==== Supplied data ====

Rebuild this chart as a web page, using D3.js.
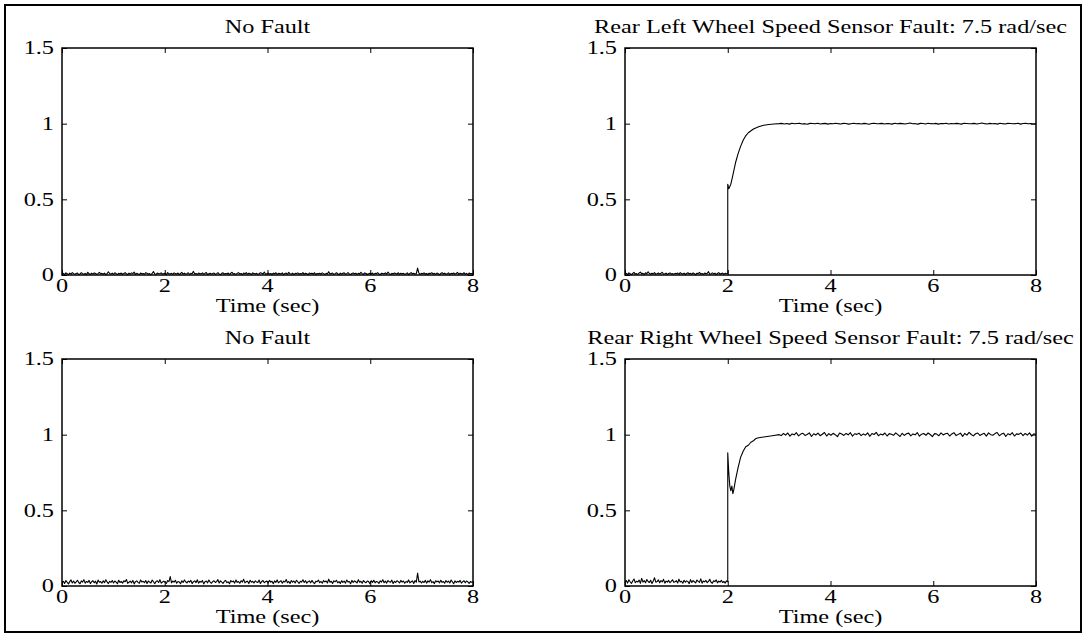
<!DOCTYPE html>
<html>
<head>
<meta charset="utf-8">
<script src="https://cdn.jsdelivr.net/npm/d3@7"></script>
<style>
  body { margin: 0; background: #fff; }
  text { font-family: "Liberation Serif", "Times New Roman", serif; fill: #000; }
</style>
</head>
<body>
<svg width="1086" height="637"></svg>
<script>
// tick labels
var xTicks = [0, 2, 4, 6, 8];
var yTicks = [0, 0.5, 1, 1.5];
var xLabel = "Time (sec)";

var titles = ["No Fault", "Rear Left Wheel Speed Sensor Fault: 7.5 rad/sec",
              "No Fault", "Rear Right Wheel Speed Sensor Fault: 7.5 rad/sec"];

// residual noise, in thousandths, evenly spaced over 0..8 sec
var tlNoise = [5,11,3,14,8,2,12,6,16,9,4,10,13,3,7,15,9,5,11,2,18,8,4,12,6,14,10,3,9,17,7,11,5,13,2,8,21,10,6,12,
4,15,9,3,11,7,13,5,10,16,8,2,12,6,14,9,19,4,11,7,3,13,8,10,5,15,12,6,9,2,11,23,7,4,13,8,10,14,5,9,
12,3,16,8,6,11,4,14,9,7,13,2,10,17,6,12,5,9,15,3,11,8,24,6,10,4,13,9,7,14,5,11,16,3,8,12,6,10,13,4,
9,15,7,2,11,14,5,10,8,13,3,12,18,6,9,4,11,15,7,10,2,13,8,16,5,12,9,3,14,10,6,11,4,8,15,12,7,20,5,9,
13,6,10,3,12,8,15,4,11,9,7,14,2,10,13,5,17,8,6,12,3,11,9,14,5,10,7,16,4,12,8,2,13,9,11,6,15,3,10,8,
12,5,14,9,3,11,7,22,6,10,13,4,9,15,8,2,12,6,11,14,5,9,16,7,3,10,13,8,12,4,11,6,18,9,5,14,10,3,8,12,
7,13,4,11,9,15,6,2,12,10,8,14,5,19,9,3,11,7,13,10,6,15,4,12,8,11,5,9,14,3,10,16,7,12,6,9,46,13,4,11,
8,14,5,10,3,12,9,15,6,11,4,13,8,2,10,16,7,12,5,9,14,3,11,8,13,6,10,17,4,12,9,7,15,5,11,3,13,8,10,6];

var blNoise = [22,31,17,36,25,14,29,40,20,33,18,27,38,23,15,34,26,42,19,30,24,37,16,28,35,21,32,13,39,25,29,18,34,22,41,27,16,31,24,36,
20,33,26,15,38,23,30,19,35,28,43,17,25,32,21,37,14,29,34,24,18,40,27,31,22,36,16,33,26,20,39,28,15,30,35,23,42,19,27,32,
24,17,36,29,62,21,33,25,38,18,30,27,15,35,23,40,28,20,32,26,37,16,29,34,22,41,19,31,25,36,14,28,33,21,39,26,18,30,35,23,
29,42,20,34,25,17,31,37,22,28,15,36,27,33,19,40,24,30,18,35,26,44,21,29,32,16,38,25,31,20,34,27,23,39,17,30,36,22,28,33,
19,37,26,31,15,34,24,40,21,29,35,18,32,27,43,22,30,16,36,25,33,20,38,28,17,31,26,41,23,35,19,29,34,21,37,24,15,32,28,39,
22,30,18,36,27,33,20,45,25,31,16,34,28,38,21,29,17,35,24,32,19,40,26,30,15,37,23,34,28,20,42,25,31,18,36,27,22,33,29,16,
35,24,38,21,30,27,17,34,26,41,22,32,19,36,28,25,39,16,31,23,35,29,20,37,26,33,18,30,24,40,21,28,34,17,36,25,85,27,32,20,
31,23,37,19,34,26,42,22,29,16,35,27,33,21,38,24,30,18,36,25,32,20,39,28,15,34,23,31,26,37,19,29,35,22,33,27,17,30,24,28];

// rear left fault: pre-fault noise 0..2 sec (thousandths), transient, settled 3..8 sec (thousandths)
var trPre = [5,11,3,14,8,2,10,17,6,9,4,13,19,7,11,3,15,8,21,10,5,12,7,16,4,9,13,6,11,18,5,8,12,3,10,14,7,9,5,11,
8,13,4,16,9,6,12,3,10,15,7,11,5,14,8,2,12,9,17,6,10,4,13,8,11,22,5,9,14,7,12,3,10,16,6,9,13,5,11,8,10];
var trTime = [2.0, 2.02, 2.06, 2.1, 2.15, 2.2, 2.25, 2.3, 2.35, 2.4, 2.5, 2.6, 2.7, 2.8, 2.9, 3.0];
var trVal  = [0.6, 0.57, 0.6, 0.66, 0.74, 0.8, 0.85, 0.89, 0.92, 0.94, 0.965, 0.98, 0.99, 0.995, 0.998, 1.0];
var trPost = [1000,1002,998,1001,997,1003,999,1001,1002,998,1000,996,1002,1001,999,1003,998,1000,1002,997,
1001,999,1003,1000,998,1002,1001,997,1000,1003,999,1001,998,1002,1000,996,1001,1003,999,1000,
1002,998,1001,1000,997,1003,999,1002,1000,998,1001,1004,999,1000,997,1002,1001,998,1003,1000,
999,1002,997,1001,1000,1003,998,1001,999,1002,1000,997,1003,1001,999,1000,1002,998,1001,1004,
1000,998,1002,999,1001,997,1003,1000,998,1002,1001,999,1000,1003,997,1001,1002,999,1000,998,1001];

// rear right fault
var brPre = [24,36,19,41,28,17,33,46,22,31,27,39,18,50,26,35,21,43,30,23,38,16,33,54,25,29,40,21,36,27,44,19,32,26,37,22,30,41,24,28,
35,20,45,27,31,18,38,25,34,29,16,42,23,36,28,20,39,31,24,47,19,33,27,37,22,30,44,25,18,35,29,40,21,32,26,38,23,30,19,34,28];
var brTime = [2.0, 2.02, 2.04, 2.06, 2.08, 2.1, 2.12, 2.15, 2.2, 2.25, 2.3, 2.35, 2.4, 2.45, 2.5, 2.55, 2.6, 2.7, 2.8, 2.9, 3.0];
var brVal  = [0.88, 0.75, 0.66, 0.63, 0.66, 0.61, 0.64, 0.7, 0.78, 0.85, 0.89, 0.92, 0.93, 0.95, 0.96, 0.975, 0.98, 0.985, 0.99, 0.995, 1.0];
var brPost = [1002,994,1008,997,1011,990,1005,999,1013,992,1004,1009,995,1001,1012,988,1006,998,1010,993,
1003,1014,991,1007,996,1009,1000,987,1011,1004,995,1008,999,1013,990,1006,1002,1010,994,1005,
997,1012,989,1008,1001,1015,993,1004,998,1011,991,1007,1003,996,1012,1000,988,1009,995,1006,
1010,992,1005,999,1014,990,1003,1008,996,1011,1001,987,1007,1004,993,1012,998,1006,1009,991,
1005,1013,994,1002,1010,989,1008,997,1015,1001,992,1006,1011,995,1003,1009,990,1012,1000,996,
1007,1014,993,1004,1010,988,1006,999,1013,991,1005,1002,1011,994,1008,997,1012,990,1006,1001];

// turn an evenly spaced block of thousandths into {t,v} points between t0 and t1
function spread(vals, t0, t1) {
  var idx = d3.scaleLinear().domain([0, vals.length - 1]).range([t0, t1]);
  return vals.map(function(d, i) { return {t: idx(i), v: d / 1000}; });
}
function pairs(ts, vs) {
  return ts.map(function(t, i) { return {t: t, v: vs[i]}; });
}

var series = [
  spread(tlNoise, 0, 8),
  spread(trPre, 0, 2).concat(pairs(trTime, trVal)).concat(spread(trPost, 3, 8).slice(1)),
  spread(blNoise, 0, 8),
  spread(brPre, 0, 2).concat(pairs(brTime, brVal)).concat(spread(brPost, 3, 8).slice(1))
];

var svg = d3.select("svg");
var fs = 18, sx = 1.35;   // figure text is stretched horizontally

svg.append("rect")
  .attr("x", 5).attr("y", 5).attr("width", 1076).attr("height", 627)
  .attr("fill", "none").attr("stroke", "#000").attr("stroke-width", 2);

var lefts = [62, 625], tops = [48, 359];
var w = 411, h = 227;

function label(g, txt, x, y, anchor, dy) {
  g.append("text")
    .attr("transform", "translate(" + x + "," + y + ") scale(" + sx + ",1)")
    .attr("text-anchor", anchor)
    .attr("dy", dy || 0)
    .style("font-size", fs + "px")
    .text(txt);
}

series.forEach(function(data, k) {
  var px = lefts[k % 2], py = tops[Math.floor(k / 2)];
  var g = svg.append("g").attr("transform", "translate(" + px + "," + py + ")");

  var x = d3.scaleLinear().domain([0, 8]).range([0, w]);
  var y = d3.scaleLinear().domain([0, 1.5]).range([h, 0]);

  // ticks inside on all four sides
  var axes = [
    [d3.axisBottom(x).tickValues(xTicks), "translate(0," + h + ")"],
    [d3.axisTop(x).tickValues(xTicks), "translate(0,0)"],
    [d3.axisLeft(y).tickValues(yTicks), "translate(0,0)"],
    [d3.axisRight(y).tickValues(yTicks), "translate(" + w + ",0)"]
  ];
  axes.forEach(function(a) {
    var ax = a[0].tickSizeInner(-5).tickSizeOuter(0).tickFormat("");
    var ag = g.append("g").attr("transform", a[1]).call(ax);
    ag.select(".domain").remove();
    ag.selectAll("line").attr("stroke", "#000").attr("stroke-width", 1);
  });

  g.append("path")
    .datum(data)
    .attr("fill", "none")
    .attr("stroke", "#000")
    .attr("stroke-width", 1.1)
    .attr("stroke-linejoin", "round")
    .attr("d", d3.line().x(function(d) { return x(d.t); }).y(function(d) { return y(d.v); }));

  g.append("rect")
    .attr("width", w).attr("height", h)
    .attr("fill", "none").attr("stroke", "#000").attr("stroke-width", 1.5);

  xTicks.forEach(function(t) { label(g, String(t), x(t), h + 17, "middle"); });
  yTicks.forEach(function(t) { label(g, String(t), -8, y(t), "end", "0.35em"); });
  label(g, xLabel, w / 2, h + 37, "middle");
  label(g, titles[k], w / 2, -15, "middle");
});
</script>
</body>
</html>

====

◆ Written exercise
Please take the lines from the beginning of the data above through the line holding "Right Wheel Speed" and transcribe them exactly, without any pictures.

◆ Output for this exercise
Rebuild this chart as a web page, using D3.js.
<!DOCTYPE html>
<html>
<head>
<meta charset="utf-8">
<script src="https://cdn.jsdelivr.net/npm/d3@7"></script>
<style>
  body { margin: 0; background: #fff; }
  text { font-family: "Liberation Serif", "Times New Roman", serif; fill: #000; }
</style>
</head>
<body>
<svg width="1086" height="637"></svg>
<script>
// tick labels
var xTicks = [0, 2, 4, 6, 8];
var yTicks = [0, 0.5, 1, 1.5];
var xLabel = "Time (sec)";

var titles = ["No Fault", "Rear Left Wheel Speed Sensor Fault: 7.5 rad/sec",
              "No Fault", "Rear Right Wheel Speed Sensor Fault: 7.5 rad/sec"];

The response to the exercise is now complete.